You log in to debug a slow service, only to find that traffic shaping works in staging but falls apart in production. Requests disappear into the void. That’s when Linkerd and Traefik finally start making sense together—the service mesh that guarantees identity and the proxy that directs traffic with precision.
Linkerd secures communication between services. It injects sidecars, issues mTLS certificates, and ensures that every request is verifiably authentic. Traefik is your dynamic edge proxy and ingress controller. It discovers backends automatically from Kubernetes, knows how to route requests by path or header, and plays nice with Let’s Encrypt or OIDC. On their own they’re strong, but when integrated, they create a complete chain of trust from the outside world to every pod.

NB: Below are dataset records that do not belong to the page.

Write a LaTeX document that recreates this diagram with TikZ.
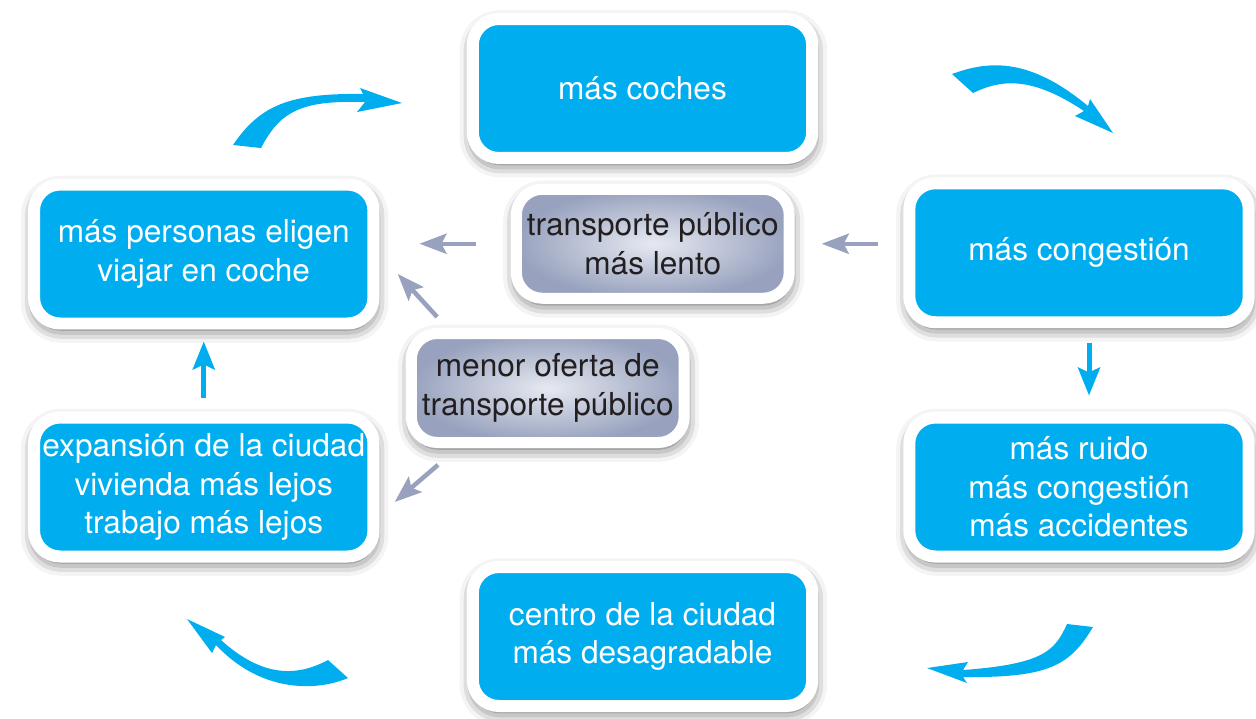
\documentclass[tikz,border=0pt]{standalone}
\usepackage{fontspec}
\setmainfont{TeX Gyre Heros}
\usetikzlibrary{arrows.meta,shadows.blur}

\definecolor{cielo}{RGB}{0,174,239}
\definecolor{grisazul}{RGB}{152,162,190}
\definecolor{grisclaro}{RGB}{230,233,241}
\definecolor{textooscuro}{RGB}{35,31,32}

\tikzset{
  caja/.style={draw=white, line width=0.24cm, fill=cielo, rounded corners=0.52cm,
    minimum width=6.79cm, minimum height=2.78cm, text=white, align=center,
    font=\fontsize{18}{22}\selectfont,
    blur shadow={shadow xshift=0.5pt, shadow yshift=-3pt, shadow blur radius=8pt, shadow opacity=70}},
  cajagris/.style={caja, line width=0.22cm, inner color=grisclaro, outer color=grisazul,
    minimum width=5.46cm, minimum height=2.18cm, text=textooscuro},
  flechaazul/.style={draw=cielo, line width=0.1cm, -{Stealth[length=0.56cm,width=0.44cm,inset=0.1cm]}},
  flechagris/.style={draw=grisazul, line width=0.09cm, -{Stealth[length=0.54cm,width=0.4cm,inset=0.1cm]}},
  curva/.style={fill=cielo}
}

\begin{document}
\begin{tikzpicture}[x=0.02cm,y=-0.02cm]
    \useasboundingbox (0,0) rectangle (1256,718);

    %Flechas curvas del ciclo
    \fill[curva] (233,145) .. controls (260,105) and (290,93) .. (363,94) -- (360,88) -- (402,103) -- (357,112) -- (365,102) .. controls (300,100) and (280,112) .. (261,148) -- cycle;
    \fill[curva] (952,74) .. controls (990,60) and (1030,58) .. (1088,106) -- (1090,99) -- (1113,133) -- (1075,116) -- (1084,111) .. controls (1030,75) and (1000,80) .. (973,93) -- cycle;
    \fill[curva] (1067,624) .. controls (1055,650) and (1045,664) .. (963,670) -- (968,662) -- (927,668) -- (967,683) -- (963,677) .. controls (1050,678) and (1070,665) .. (1093,627) -- cycle;
    \fill[curva] (328,660) .. controls (300,675) and (265,680) .. (221,640) -- (225,637) -- (187,619) -- (212,653) -- (216,645) .. controls (260,692) and (315,692) .. (348,678) -- cycle;

    %Cajas
    \node[caja] (coches) at (642.5,88.5) {más coches};
    \node[cajagris] (lento) at (652.75,243.75) {transporte público\\más lento};
    \node[caja] (personas) at (203.75,254) {más personas eligen\\viajar en coche};
    \node[caja] (congestion) at (1079,252.75) {más congestión};
    \node[cajagris] (menor) at (547.75,388) {menor oferta de\\transporte público};
    \node[caja] (expansion) at (203.75,487) {expansión de la ciudad\\vivienda más lejos\\trabajo más lejos};
    \node[caja] (ruido) at (1079,487) {más ruido\\más congestión\\más accidentes};
    \node[caja] (centro) at (642.5,636.5) {centro de la ciudad\\más desagradable};

    %Flechas rectas
    \draw[flechaazul, shorten <=0.28cm, shorten >=0.24cm] (expansion.north) -- (personas.south);
    \draw[flechaazul, shorten <=0.3cm, shorten >=0.32cm] ([xshift=0.2cm]congestion.south) -- ([xshift=0.2cm]ruido.north);
    \draw[flechagris, shorten <=0.7cm, shorten >=0.8cm] (lento.west) -- (lento.west -| personas.east);
    \draw[flechagris, shorten <=0.5cm, shorten >=0.54cm] (lento.east -| congestion.west) -- (lento.east);
    \draw[flechagris, shorten <=0.3cm, shorten >=0.54cm] ([xshift=0.83cm]menor.north west) -- (personas.east);
    \draw[flechagris, shorten <=0.52cm, shorten >=0.4cm] ([xshift=1.04cm]menor.south west) -- ([yshift=-0.56cm]expansion.east);

\end{tikzpicture}
\end{document}
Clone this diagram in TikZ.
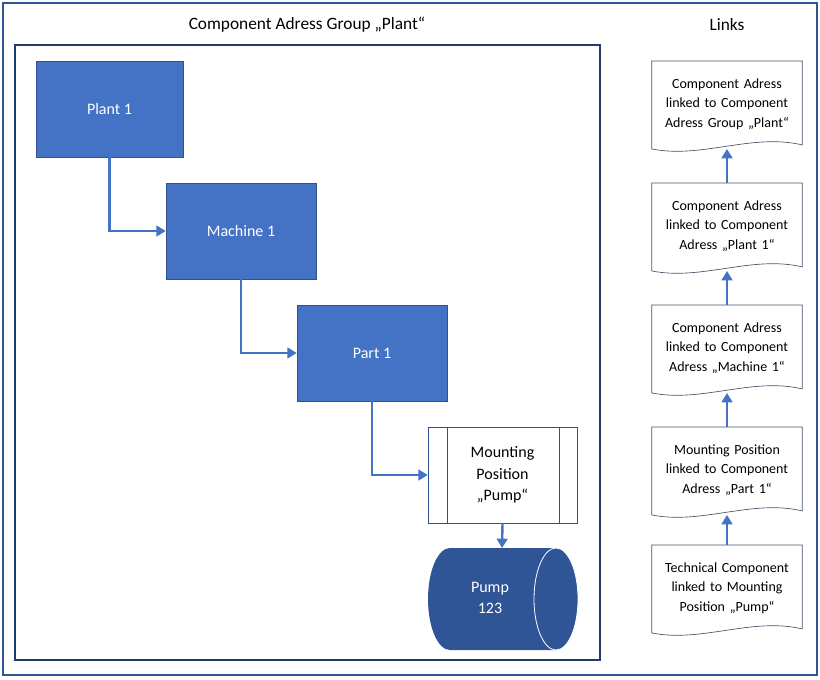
\documentclass[tikz,border=0pt]{standalone}
\usepackage{fontspec}
\setmainfont{Carlito}
\usetikzlibrary{arrows.meta,calc}
\definecolor{boxfill}{HTML}{4472C4}
\definecolor{boxline}{HTML}{2F528F}
\definecolor{cylfill}{HTML}{2F5597}
\definecolor{frame}{HTML}{2F5597}
\definecolor{docline}{HTML}{44546A}
\begin{document}
\begin{tikzpicture}[x=0.75pt,y=-0.75pt,
  box/.style={draw=boxline,fill=boxfill,text=white,minimum width=112.5pt,minimum height=72pt,font=\fontsize{12}{14.5}\selectfont,inner sep=0pt},
  conn/.style={draw=boxfill,line width=1.8pt,-{Triangle[length=7pt,width=8pt]}},
  doc/.style={minimum width=112.5pt,minimum height=64pt,align=center,text width=108pt,font=\fontsize{10.5}{14.5}\selectfont,inner sep=0pt},
  docl/.style={draw=docline,line width=0.5pt,fill=white},
  ttl/.style={font=\fontsize{13}{15}\selectfont}]
\useasboundingbox (0,0) rectangle (820,679);
\draw[frame,line width=0.8pt] (3,3) rectangle (817,675);
\draw[frame!70!black,line width=2pt] (15,45) rectangle (600,660);
\node[ttl] (t1) at (307,25) {Component Adress Group „Plant“};
\node[ttl] (t2) at (727,25) {Links};
% left hierarchy
\node[box,minimum width=110.25pt] (p1) at (109.5,109) {Plant 1};
\node[box] (m1) at (241,231) {Machine 1};
\node[box] (pa) at (372,353) {Part 1};
\node[draw=boxline,fill=white,minimum width=111.75pt,minimum height=72pt,inner sep=0pt,align=center,font=\fontsize{12}{16}\selectfont] (mp) at (502.5,475) {Mounting\\Position\\„Pump“};
\draw[boxline,line width=0.5pt] (447,427) -- (447,523) (559,427) -- (559,523);
\fill[cylfill] (556,548) -- (450,548) arc[start angle=90,end angle=270,x radius=16.5pt,y radius=38.25pt] -- (556,650) arc[start angle=-90,end angle=90,x radius=16.5pt,y radius=38.25pt] -- cycle;
\draw[white,line width=0.6pt] (556,599) ellipse[x radius=16.5pt,y radius=38.25pt];
\node[text=white,align=center,font=\fontsize{12}{16}\selectfont] (pu) at (490,598) {Pump\\123};
\draw[conn] (p1.south) |- (m1.west);
\draw[conn] (m1.south) |- (pa.west);
\draw[conn] (pa.south) |- (mp.west);
\draw[conn] (mp.south) -- (502,548);
% documents
\newcommand\docshape[1]{%
  \path[docl] (#1.north west) -- (#1.north east) -- ($(#1.south east)+(0,-2)$)
   .. controls ($(#1.south east)+(-50,-14)$) and ($(#1.south west)+(50,12)$) .. ($(#1.south west)+(0,2)$) -- cycle;}
\node[doc] (d1) at (727,104) {};
\node[doc] (d2) at (727,226) {};
\node[doc] (d3) at (727,348) {};
\node[doc] (d4) at (727,470) {};
\node[doc] (d5) at (727,588) {};
\docshape{d1}\docshape{d2}\docshape{d3}\docshape{d4}\docshape{d5}
\node[doc] at (d1) {Component Adress linked to Component Adress Group „Plant“};
\node[doc] at (d2) {Component Adress linked to Component Adress „Plant 1“};
\node[doc] at (d3) {Component Adress linked to Component Adress „Machine 1“};
\node[doc] at (d4) {Mounting Position linked to Component Adress „Part 1“};
\node[doc] at (d5) {Technical Component linked to Mounting Position „Pump“};
\draw[conn] (d2.north) -- ($(d1.south)+(0,2)$);
\draw[conn] (d3.north) -- ($(d2.south)+(0,2)$);
\draw[conn] (d4.north) -- ($(d3.south)+(0,2)$);
\draw[conn] (d5.north) -- ($(d4.south)+(0,2)$);
\end{tikzpicture}
\end{document}
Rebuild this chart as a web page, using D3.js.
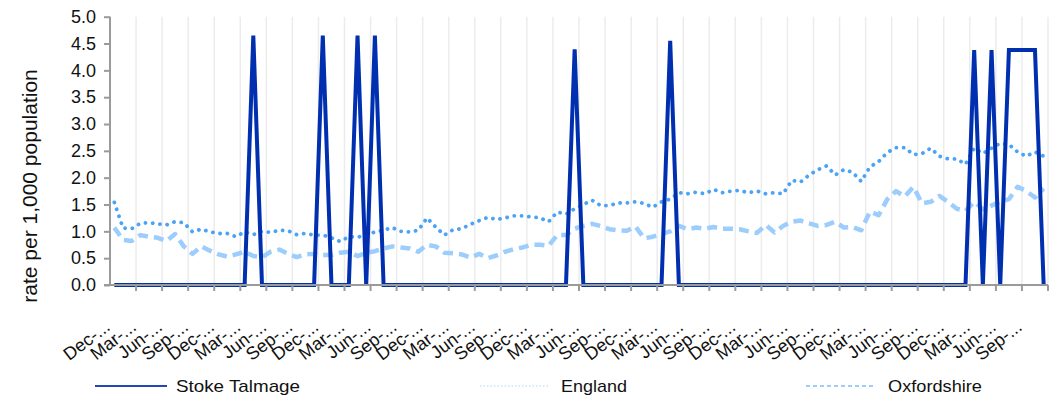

The pairing works like this: Traefik handles the ingress, authenticating external traffic and tagging it for internal routing. Once traffic enters the cluster, Linkerd enforces identity and encryption. You get observability at both boundaries—the entry point and the internal calls. TLS termination, retries, and load balancing are no longer scattered across custom middleware. Both tools speak Kubernetes natively and carry enough metadata to trace any request.
Here’s the short version: Linkerd provides service-to-service trust. Traefik provides ingress routing. Together they form a controllable, secure flow from user request to backend response.
If routing seems flaky, first check namespaces and service annotations. Misaligned service discovery settings can make Traefik see endpoints that Linkerd hasn’t meshed. Keep control plane versions in sync and refresh mTLS roots before they expire. RBAC permissions must also mirror the traffic pattern—Traefik needs to reach the right ingress service account just as Linkerd expects it.